Instructions to follow »
Write out every entry, unchanged. Skip any picture.

Data lines »
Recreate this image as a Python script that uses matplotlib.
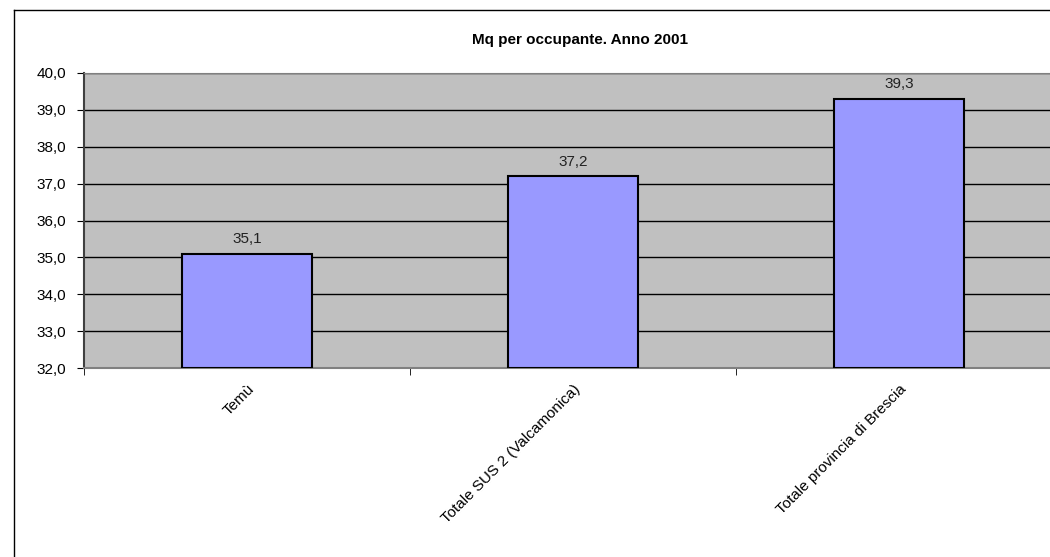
import matplotlib.pyplot as plt
from matplotlib.lines import Line2D
from matplotlib.ticker import FuncFormatter, FixedLocator

categories = ['Temù', 'Totale SUS 2 (Valcamonica)', 'Totale provincia di Brescia']
values = [35.1, 37.2, 39.3]
title = 'Mq per occupante. Anno 2001'

plt.rcParams['font.family'] = ['Liberation Sans', 'DejaVu Sans']

fig = plt.figure(figsize=(10.5, 5.57), dpi=100)
ax = fig.add_axes([84 / 1050, 1 - 368 / 557, 978 / 1050, 295 / 557])

# outer chart frame (only left and top edges visible)
fig.add_artist(Line2D([14 / 1050, 14 / 1050], [0, 1 - 10 / 557], color='black', lw=1))
fig.add_artist(Line2D([14 / 1050, 1], [1 - 10 / 557, 1 - 10 / 557], color='black', lw=1))

ax.set_facecolor('#C0C0C0')
x = range(len(categories))
ax.bar(x, [v - 32 for v in values], bottom=32, width=0.4,
       color='#9999FF', edgecolor='black', linewidth=1.5, zorder=3)

for xi, v in zip(x, values):
    ax.text(xi, v + 0.2, f'{v:.1f}'.replace('.', ','), ha='center', va='bottom',
            fontsize=11, color='#222222')

ax.set_xlim(-0.5, len(categories) - 0.5)
ax.set_ylim(32, 40)
ax.set_yticks(range(32, 41))
ax.yaxis.set_major_formatter(FuncFormatter(lambda v, p: f'{v:.1f}'.replace('.', ',')))
ax.grid(axis='y', color='black', lw=1, zorder=1)
ax.set_axisbelow(True)

ax.set_xticks(list(x))
ax.set_xticklabels(categories, rotation=45, ha='right', va='top',
                   rotation_mode='anchor', fontsize=11)
ax.xaxis.set_minor_locator(FixedLocator([i + 0.5 for i in range(-1, len(categories))]))
ax.tick_params(axis='x', which='major', length=0, pad=10)
ax.tick_params(axis='x', which='minor', length=5, color='black')
ax.tick_params(axis='y', length=5, color='black', labelsize=11, pad=8)

for s in ['top', 'right']:
    ax.spines[s].set_color('#808080')
ax.spines['left'].set_color('#404040')
ax.spines['left'].set_linewidth(1.5)
ax.spines['bottom'].set_color('#808080')
ax.spines['bottom'].set_linewidth(1.5)

fig.text(580 / 1050, 1 - 40 / 557, title, ha='center', va='center',
         fontsize=11, fontweight='bold')

fig.savefig('out.png', dpi=100)
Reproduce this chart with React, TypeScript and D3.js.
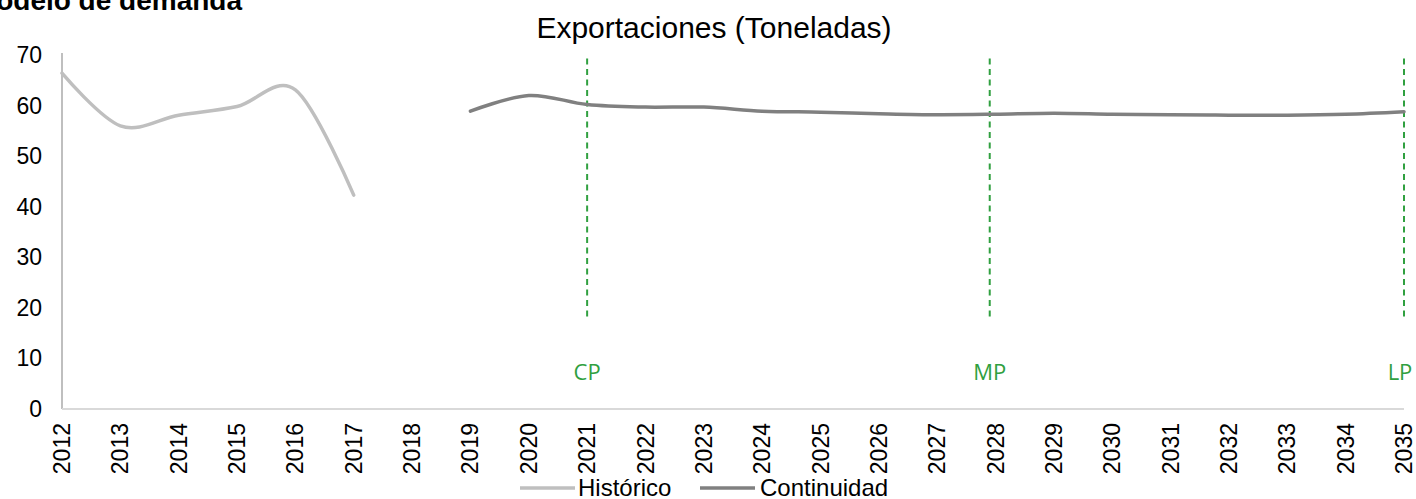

The reply »
Recreate this image as a Python script that uses matplotlib.
import matplotlib.pyplot as plt
from matplotlib.lines import Line2D
from matplotlib.ticker import FuncFormatter, FixedLocator

categories = ['Temù', 'Totale SUS 2 (Valcamonica)', 'Totale provincia di Brescia']
values = [35.1, 37.2, 39.3]
title = 'Mq per occupante. Anno 2001'

plt.rcParams['font.family'] = ['Liberation Sans', 'DejaVu Sans']

fig = plt.figure(figsize=(10.5, 5.57), dpi=100)
ax = fig.add_axes([84 / 1050, 1 - 368 / 557, 978 / 1050, 295 / 557])

# outer chart frame (only left and top edges visible)
fig.add_artist(Line2D([14 / 1050, 14 / 1050], [0, 1 - 10 / 557], color='black', lw=1))
fig.add_artist(Line2D([14 / 1050, 1], [1 - 10 / 557, 1 - 10 / 557], color='black', lw=1))

ax.set_facecolor('#C0C0C0')
x = range(len(categories))
ax.bar(x, [v - 32 for v in values], bottom=32, width=0.4,
       color='#9999FF', edgecolor='black', linewidth=1.5, zorder=3)

for xi, v in zip(x, values):
    ax.text(xi, v + 0.2, f'{v:.1f}'.replace('.', ','), ha='center', va='bottom',
            fontsize=11, color='#222222')

ax.set_xlim(-0.5, len(categories) - 0.5)
ax.set_ylim(32, 40)
ax.set_yticks(range(32, 41))
ax.yaxis.set_major_formatter(FuncFormatter(lambda v, p: f'{v:.1f}'.replace('.', ',')))
ax.grid(axis='y', color='black', lw=1, zorder=1)
ax.set_axisbelow(True)

ax.set_xticks(list(x))
ax.set_xticklabels(categories, rotation=45, ha='right', va='top',
                   rotation_mode='anchor', fontsize=11)
ax.xaxis.set_minor_locator(FixedLocator([i + 0.5 for i in range(-1, len(categories))]))
ax.tick_params(axis='x', which='major', length=0, pad=10)
ax.tick_params(axis='x', which='minor', length=5, color='black')
ax.tick_params(axis='y', length=5, color='black', labelsize=11, pad=8)

for s in ['top', 'right']:
    ax.spines[s].set_color('#808080')
ax.spines['left'].set_color('#404040')
ax.spines['left'].set_linewidth(1.5)
ax.spines['bottom'].set_color('#808080')
ax.spines['bottom'].set_linewidth(1.5)

fig.text(580 / 1050, 1 - 40 / 557, title, ha='center', va='center',
         fontsize=11, fontweight='bold')

fig.savefig('out.png', dpi=100)
Reproduce this chart with React, TypeScript and D3.js.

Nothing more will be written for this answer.